Daily patient numbers at Arrowe Park Hospital’s A&E have exceeded 330(Image: Liverpool Echo)

Staff said hospital bosses have opened a new medical ward within the department in a bid to address the crisis. But they said this has stretched exhausted staff even further.

One staff member said: “Because patients are there for so long they have changed it into a ward, but its not a functional ward because it hasn’t got the stuff a ward has. It is basically a holding area for our patients, they are still in our department and we still have to look after them.”

The pressure has led many senior and qualified staff members to take work-related stress leave, resulting in an increasing reliance on newly qualified and agency staff.

One staff member said: “Morale is at the lowest it has ever been. So many people have gone off with stress. I am just about clinging on. There have been a couple of times recently I have thought I don’t know how much longer I can stay here, that breaks my heart.”

Staff also said they face abuse from frustrated patients waiting long periods. The staff member added: “It is normal to have one nurse covering the A&E waiting room, which can be 70-80 people and so the poor nurse is trying to do medications and they are being surrounded by frustrated people. It is intimidating. It is frightening. Some staff won’t do it, they can’t cope.

“It’s heartbreaking for us, there are people breaking down in tears every single shift. We have asked for security to come and do walkabouts because it is so bad. People are saying “you are supposed to care, why are you leaving us like this?”

While staff at Arrowe Park acknowledge these grim scenes are seen at hospitals across the country, reflecting a wider NHS crisis, they want clearer guidance from trust leaders on how the situation will be tackled. The hospital’s urgent and emergency services are currently rated as ‘requires improvement’ by the Care Quality Commission.

One NHS staff member on the ground said: “We keep putting incident forms in, we have gone to our team leaders. We know they have been having meetings with the unions and the management. But nothing has changed. Well it has, it is getting worse.

“I don’t know what the answer is, but that lady dying on a corridor is the last straw. Something has to change. Patients are coming to harm, our staff are broken, our department is non-functional. The trust needs to sort this out.”

The Wirral University Teaching Hospital trust said ensuring patients receive safe care is its “top priority” and that its staff are working “exceptionally hard during an extremely busy time”.

The trust said it is unable to comment on individual patients, but confirmed the emergency department is experiencing “extremely high demand”.

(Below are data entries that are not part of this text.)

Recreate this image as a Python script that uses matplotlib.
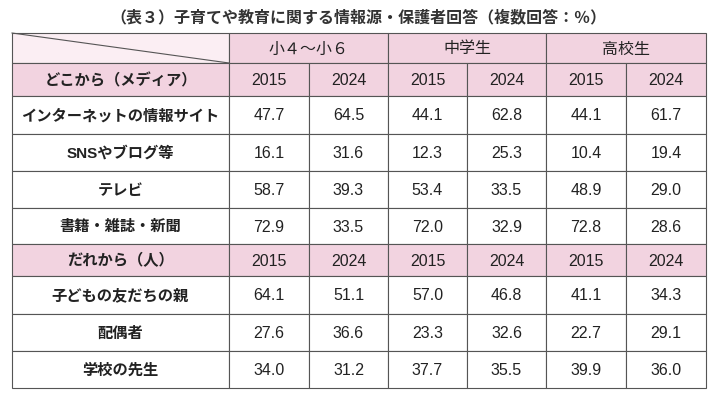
import matplotlib
matplotlib.use("Agg")
import matplotlib.pyplot as plt
from matplotlib.patches import Rectangle

plt.rcParams["font.family"] = ["Liberation Sans", "Noto Sans CJK JP"]

title = "（表３）子育てや教育に関する情報源・保護者回答（複数回答：％）"
groups = ["小４～小６", "中学生", "高校生"]
years = ["2015", "2024"]
media_header = "どこから（メディア）"
media_labels = ["インターネットの情報サイト", "SNSやブログ等", "テレビ", "書籍・雑誌・新聞"]
media_values = [
    [47.7, 64.5, 44.1, 62.8, 44.1, 61.7],
    [16.1, 31.6, 12.3, 25.3, 10.4, 19.4],
    [58.7, 39.3, 53.4, 33.5, 48.9, 29.0],
    [72.9, 33.5, 72.0, 32.9, 72.8, 28.6],
]
people_header = "だれから（人）"
people_labels = ["子どもの友だちの親", "配偶者", "学校の先生"]
people_values = [
    [64.1, 51.1, 57.0, 46.8, 41.1, 34.3],
    [27.6, 36.6, 23.3, 32.6, 22.7, 29.1],
    [34.0, 31.2, 37.7, 35.5, 39.9, 36.0],
]

fig = plt.figure(figsize=(7.17, 4.0), dpi=100)
ax = fig.add_axes([0, 0, 1, 1])
ax.set_xlim(0, 717); ax.set_ylim(400, 0); ax.axis("off")

HDR = "#f2d3e0"; LIGHT = "#fbeef3"; LINE = "#555555"
xs = [12, 229, 309, 388, 467, 546, 626, 706]
rows = [33, 63, 96, 134, 171, 208, 244, 276, 314, 351, 388]

ax.text(358, 17, title, ha="center", va="center", fontsize=11.5, fontweight="bold", color="#333333")

def cell(x0, x1, y0, y1, color, text=None, bold=False, fs=11.5):
    ax.add_patch(Rectangle((x0, y0), x1 - x0, y1 - y0, facecolor=color, edgecolor=LINE, lw=0.8))
    if text is not None:
        ax.text((x0 + x1) / 2, (y0 + y1) / 2 + 1, text, ha="center", va="center",
                fontsize=fs, fontweight="bold" if bold else "normal", color="#222222")

cell(xs[0], xs[1], rows[0], rows[1], LIGHT)
ax.plot([xs[0], xs[1]], [rows[0], rows[1]], color=LINE, lw=0.8)
for g, name in enumerate(groups):
    cell(xs[1 + 2 * g], xs[3 + 2 * g], rows[0], rows[1], HDR, name)

def section(r, header, labels, values):
    cell(xs[0], xs[1], rows[r], rows[r + 1], HDR, header, bold=True, fs=11)
    for c in range(6):
        cell(xs[1 + c], xs[2 + c], rows[r], rows[r + 1], HDR, years[c % 2])
    for i, (lab, vals) in enumerate(zip(labels, values)):
        y0, y1 = rows[r + 1 + i], rows[r + 2 + i]
        cell(xs[0], xs[1], y0, y1, "white", lab, bold=True, fs=11)
        for c, v in enumerate(vals):
            cell(xs[1 + c], xs[2 + c], y0, y1, "white", f"{v:.1f}")

section(1, media_header, media_labels, media_values)
section(6, people_header, people_labels, people_values)

fig.savefig("out.png", dpi=100)
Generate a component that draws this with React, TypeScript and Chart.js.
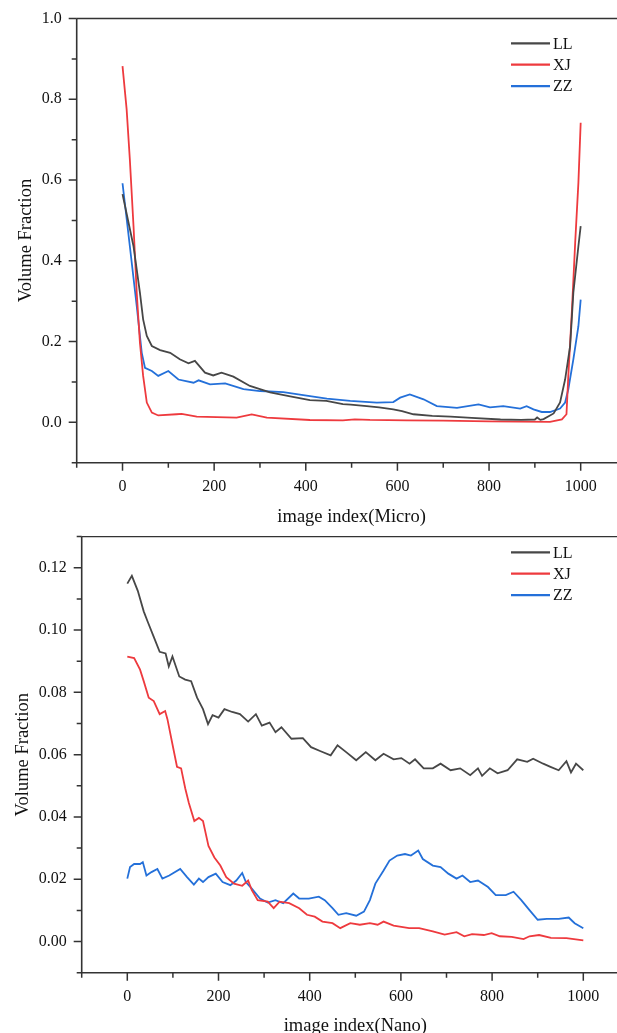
import React, { useEffect, useRef } from "react";
import { Chart, registerables } from "chart.js";

Chart.register(...registerables);

const seriesNames = ["LL", "XJ", "ZZ"];
const seriesColors = ["#474747", "#ee3a3e", "#2470d9"];

// Micro (top chart) — [image index, volume fraction]
const microLL: [number, number][] = [
  [0, 0.565], [24, 0.436], [38, 0.321], [45, 0.255], [53, 0.214], [64, 0.189], [82, 0.179],
  [104, 0.172], [125, 0.156], [144, 0.146], [158, 0.152], [180, 0.123], [198, 0.116],
  [216, 0.123], [242, 0.113], [278, 0.09], [322, 0.074], [366, 0.064], [409, 0.055],
  [445, 0.053], [481, 0.045], [498, 0.044], [533, 0.04], [560, 0.037], [591, 0.032],
  [610, 0.028], [635, 0.02], [676, 0.016], [716, 0.014], [762, 0.011], [825, 0.007],
  [870, 0.006], [900, 0.007], [905, 0.012], [912, 0.006], [919, 0.008], [941, 0.022],
  [955, 0.049], [966, 0.106], [977, 0.189], [984, 0.321], [995, 0.436], [1000, 0.486],
];
const microXJ: [number, number][] = [
  [0, 0.882], [9, 0.775], [16, 0.651], [24, 0.486], [31, 0.321], [38, 0.197], [45, 0.115],
  [53, 0.049], [64, 0.024], [78, 0.017], [118, 0.02], [129, 0.021], [162, 0.014],
  [249, 0.0116], [282, 0.0198], [315, 0.0116], [409, 0.0057], [481, 0.0049], [507, 0.0074],
  [540, 0.006], [620, 0.005], [700, 0.004], [800, 0.0025], [933, 0.001], [959, 0.0074],
  [969, 0.02], [973, 0.115], [981, 0.28], [988, 0.445], [995, 0.593], [1000, 0.742],
];
const microZZ: [number, number][] = [
  [0, 0.592], [16, 0.436], [31, 0.288], [42, 0.172], [49, 0.135], [64, 0.127], [78, 0.115],
  [100, 0.127], [122, 0.106], [155, 0.098], [166, 0.104], [191, 0.094], [224, 0.0965],
  [264, 0.082], [300, 0.0775], [351, 0.075], [409, 0.065], [446, 0.0587], [497, 0.053],
  [555, 0.049], [591, 0.05], [606, 0.061], [627, 0.069], [657, 0.057], [686, 0.04],
  [730, 0.036], [777, 0.0446], [802, 0.037], [831, 0.04], [868, 0.034], [882, 0.04],
  [897, 0.032], [915, 0.0256], [933, 0.0256], [955, 0.034], [966, 0.049], [973, 0.082],
  [984, 0.156], [995, 0.238], [1000, 0.304],
];

// Nano (bottom chart)
const nanoLL: [number, number][] = [
  [0, 0.1149], [10, 0.1174], [23, 0.1126], [36, 0.106], [45, 0.1026], [58, 0.0978],
  [71, 0.093], [84, 0.0925], [91, 0.0883], [99, 0.0915], [114, 0.0851], [127, 0.0841],
  [140, 0.0836], [153, 0.0783], [166, 0.0746], [177, 0.0698], [187, 0.0727], [200, 0.0719],
  [213, 0.0746], [230, 0.0737], [247, 0.073], [265, 0.0706], [282, 0.073], [295, 0.0693],
  [312, 0.0703], [325, 0.0672], [338, 0.0688], [360, 0.0651], [385, 0.0653], [403, 0.0624],
  [424, 0.0611], [446, 0.0598], [461, 0.063], [480, 0.0608], [502, 0.0582], [523, 0.0608],
  [544, 0.0582], [562, 0.0603], [584, 0.0585], [601, 0.0589], [619, 0.0571], [631, 0.0585],
  [650, 0.0556], [670, 0.0556], [687, 0.0571], [709, 0.055], [730, 0.0556], [752, 0.0534],
  [769, 0.0556], [778, 0.0532], [795, 0.0556], [812, 0.054], [834, 0.055], [855, 0.0585],
  [877, 0.0577], [890, 0.0587], [912, 0.0571], [928, 0.0561], [946, 0.055], [963, 0.0579],
  [973, 0.0543], [984, 0.0571], [1000, 0.055],
];
const nanoXJ: [number, number][] = [
  [0, 0.0915], [15, 0.091], [28, 0.0873], [36, 0.0836], [47, 0.0783], [58, 0.0772],
  [71, 0.073], [83, 0.074], [88, 0.0714], [101, 0.0619], [109, 0.0561], [118, 0.0556],
  [127, 0.0492], [135, 0.0445], [147, 0.0387], [157, 0.0397], [166, 0.0387], [178, 0.0307],
  [191, 0.027], [204, 0.0244], [217, 0.0207], [234, 0.0186], [252, 0.0179], [265, 0.0196],
  [273, 0.0165], [286, 0.0133], [308, 0.0128], [321, 0.0107], [334, 0.0128], [355, 0.0123],
  [377, 0.0107], [394, 0.0086], [411, 0.008], [428, 0.0064], [450, 0.0059], [467, 0.0043],
  [489, 0.0059], [510, 0.0054], [532, 0.0059], [549, 0.0054], [562, 0.0064], [584, 0.0051],
  [618, 0.0043], [640, 0.0043], [670, 0.0033], [696, 0.0022], [722, 0.003], [739, 0.0017],
  [756, 0.0024], [782, 0.0021], [799, 0.0027], [817, 0.0017], [843, 0.0015], [869, 0.0008],
  [882, 0.0017], [903, 0.0021], [929, 0.0012], [963, 0.0011], [1000, 0.0004],
];
const nanoZZ: [number, number][] = [
  [0, 0.0202], [6, 0.0239], [15, 0.0249], [28, 0.0249], [34, 0.0255], [42, 0.0212],
  [53, 0.0223], [66, 0.0233], [77, 0.0202], [92, 0.0212], [116, 0.0233], [131, 0.0207],
  [146, 0.0183], [157, 0.0202], [166, 0.0191], [178, 0.0207], [194, 0.0218], [209, 0.0191],
  [226, 0.0181], [239, 0.0196], [252, 0.022], [260, 0.0191], [273, 0.017], [291, 0.0138],
  [308, 0.0125], [325, 0.0133], [342, 0.0123], [364, 0.0154], [377, 0.0138], [398, 0.0138],
  [420, 0.0144], [433, 0.0133], [450, 0.0107], [463, 0.0086], [480, 0.0091], [502, 0.0083],
  [519, 0.0096], [532, 0.0133], [544, 0.0186], [562, 0.0228], [575, 0.026], [592, 0.0276],
  [609, 0.0281], [622, 0.0276], [638, 0.0292], [648, 0.0265], [670, 0.0244], [687, 0.0239],
  [704, 0.0218], [722, 0.0202], [735, 0.0212], [752, 0.0191], [769, 0.0196], [791, 0.0175],
  [808, 0.0149], [830, 0.0149], [847, 0.016], [864, 0.0133], [882, 0.0101], [900, 0.007],
  [920, 0.0073], [946, 0.0073], [968, 0.0077], [981, 0.0059], [1000, 0.0043],
];

const xLabelStep = 200;
const fontFamily = "'Liberation Serif', 'Times New Roman', serif";
const textColor = "#111";

const framePlugin = {
  id: "frame",
  afterDraw(chart: any) {
    const { ctx, chartArea: a, scales } = chart;
    const x = scales.x;
    const y = scales.y;
    ctx.save();
    ctx.strokeStyle = "#333";
    ctx.lineWidth = 1.6;
    ctx.beginPath();
    ctx.moveTo(a.left, a.top);
    ctx.lineTo(a.left, a.bottom);
    ctx.lineTo(a.right + 20, a.bottom);
    ctx.stroke();
    ctx.lineWidth = 1.3;
    ctx.beginPath();
    ctx.moveTo(a.left, a.top);
    ctx.lineTo(a.right + 20, a.top);
    ctx.stroke();
    ctx.lineWidth = 1.5;
    ctx.beginPath();
    x.ticks.forEach((t: any) => {
      const px = x.getPixelForValue(t.value);
      const len = t.label !== "" ? 8 : 5;
      ctx.moveTo(px, a.bottom);
      ctx.lineTo(px, a.bottom + len);
    });
    y.ticks.forEach((t: any) => {
      const py = y.getPixelForValue(t.value);
      const len = t.label !== "" ? 8 : 5;
      ctx.moveTo(a.left, py);
      ctx.lineTo(a.left - len, py);
    });
    ctx.stroke();
    ctx.restore();
  },
};

const legendPlugin = {
  id: "cornerLegend",
  afterDraw(chart: any, _args: any, opts: any) {
    const { ctx } = chart;
    ctx.save();
    ctx.font = `16px ${fontFamily}`;
    ctx.textBaseline = "middle";
    ctx.textAlign = "left";
    chart.data.datasets.forEach((ds: any, i: number) => {
      const yy = opts.top + i * opts.gap;
      ctx.strokeStyle = ds.borderColor;
      ctx.lineWidth = 2.2;
      ctx.beginPath();
      ctx.moveTo(opts.x0, yy);
      ctx.lineTo(opts.x1, yy);
      ctx.stroke();
      ctx.fillStyle = textColor;
      ctx.fillText(ds.label, opts.x1 + 3, yy + 1);
    });
    ctx.restore();
  },
};

type PanelProps = {
  series: [number, number][][];
  yMin: number;
  yMax: number;
  yStep: number;
  yDecimals: number;
  xTitle: string;
  width: number;
  height: number;
  areaLeft: number;
  areaTop: number;
  areaBottom: number;
  padRight: number;
  yTitlePad: number;
  xTitlePad: number;
  legendTop: number;
};

function Panel(p: PanelProps) {
  const ref = useRef<HTMLCanvasElement | null>(null);
  useEffect(() => {
    if (!ref.current) return;
    const chart = new Chart(ref.current, {
      type: "line",
      data: {
        datasets: p.series.map((s, i) => ({
          label: seriesNames[i],
          data: s.map(([x, y]) => ({ x, y })),
          borderColor: seriesColors[i],
          backgroundColor: seriesColors[i],
          borderWidth: 1.8,
          pointRadius: 0,
          tension: 0,
          fill: false,
        })),
      },
      options: {
        responsive: false,
        animation: false,
        devicePixelRatio: 1,
        layout: { padding: { top: p.areaTop, left: 0, right: p.padRight, bottom: 0 } },
        plugins: {
          legend: { display: false },
          tooltip: { enabled: false },
          cornerLegend: { x0: 511, x1: 550, top: p.legendTop, gap: 21.4 },
        } as any,
        scales: {
          x: {
            type: "linear",
            min: -100,
            max: 1100,
            grid: { display: false, tickLength: 8 },
            border: { display: false },
            afterFit: (s: any) => {
              s.height = p.height - p.areaBottom;
            },
            ticks: {
              stepSize: 100,
              autoSkip: false,
              maxRotation: 0,
              padding: 6,
              color: textColor,
              font: { family: fontFamily, size: 16 },
              callback: (v: any) => {
                const n = Number(v);
                return n >= 0 && n <= 1000 && Math.round(n) % xLabelStep === 0 ? String(Math.round(n)) : "";
              },
            },
            title: {
              display: true,
              text: p.xTitle,
              color: textColor,
              font: { family: fontFamily, size: 18.5 },
              padding: { top: 0, bottom: p.xTitlePad },
            },
          },
          y: {
            type: "linear",
            min: p.yMin,
            max: p.yMax,
            grid: { display: false, tickLength: 8 },
            border: { display: false },
            afterFit: (s: any) => {
              s.width = p.areaLeft;
            },
            ticks: {
              stepSize: p.yStep,
              autoSkip: false,
              padding: 7,
              color: textColor,
              font: { family: fontFamily, size: 16 },
              callback: (v: any) => {
                const n = Math.round(Number(v) / p.yStep);
                return n >= 0 && n % 2 === 0 ? Number(v).toFixed(p.yDecimals) : "";
              },
            },
            title: {
              display: true,
              text: "Volume Fraction",
              color: textColor,
              font: { family: fontFamily, size: 18.5 },
              padding: { top: p.yTitlePad, bottom: 0 },
            },
          },
        },
      },
      plugins: [framePlugin, legendPlugin],
    });
    return () => chart.destroy();
  }, []);
  return (
    <canvas
      ref={ref}
      width={p.width}
      height={p.height}
      style={{ width: p.width, height: p.height, display: "block" }}
    />
  );
}

export default function App() {
  return (
    <div
      style={{
        position: "fixed",
        left: 0,
        top: 0,
        width: 617,
        height: 1033,
        overflow: "hidden",
        background: "#fff",
      }}
    >
      <div style={{ position: "absolute", left: 0, top: 0 }}>
        <Panel
          series={[microLL, microXJ, microZZ]}
          yMin={-0.1}
          yMax={1.0}
          yStep={0.1}
          yDecimals={1}
          xTitle="image index(Micro)"
          width={640}
          height={530}
          areaLeft={76.7}
          areaTop={18.5}
          areaBottom={462.7}
          padRight={13.5}
          yTitlePad={15}
          xTitlePad={1.3}
          legendTop={43.3}
        />
      </div>
      <div style={{ position: "absolute", left: 0, top: 520 }}>
        <Panel
          series={[nanoLL, nanoXJ, nanoZZ]}
          yMin={-0.01}
          yMax={0.13}
          yStep={0.01}
          yDecimals={2}
          xTitle="image index(Nano)"
          width={640}
          height={530}
          areaLeft={81.7}
          areaTop={11.7}
          areaBottom={452.7}
          padRight={11.1}
          yTitlePad={12.5}
          xTitlePad={13.1}
          legendTop={32.3}
        />
      </div>
    </div>
  );
}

A spokesperson said: “Unfortunately, this has resulted in longer waits and at times, patients being cared for on the corridor which is a challenge experienced across the NHS. To support this, we have opened extra beds and wards across the hospital with the appropriate staffing in place. Importantly this enables us to release ambulance crews back into the community to respond to the additional demand.

“As safety is our top priority, we actively encourage staff to raise incident forms to report challenges, concerns or areas of good practice, and all incidents are investigated with appropriate action and any learning taken. Our teams dynamically monitor demand and staffing levels in the department and across the site with senior nursing and medical oversight.

“We are working hard with all other health care partners to both discharge patients who no longer require our care and navigate appropriate patients to alternative healthcare settings where their needs may be better served, and to improve patient flow through the hospital helping to reduce waiting times in the Emergency Department.”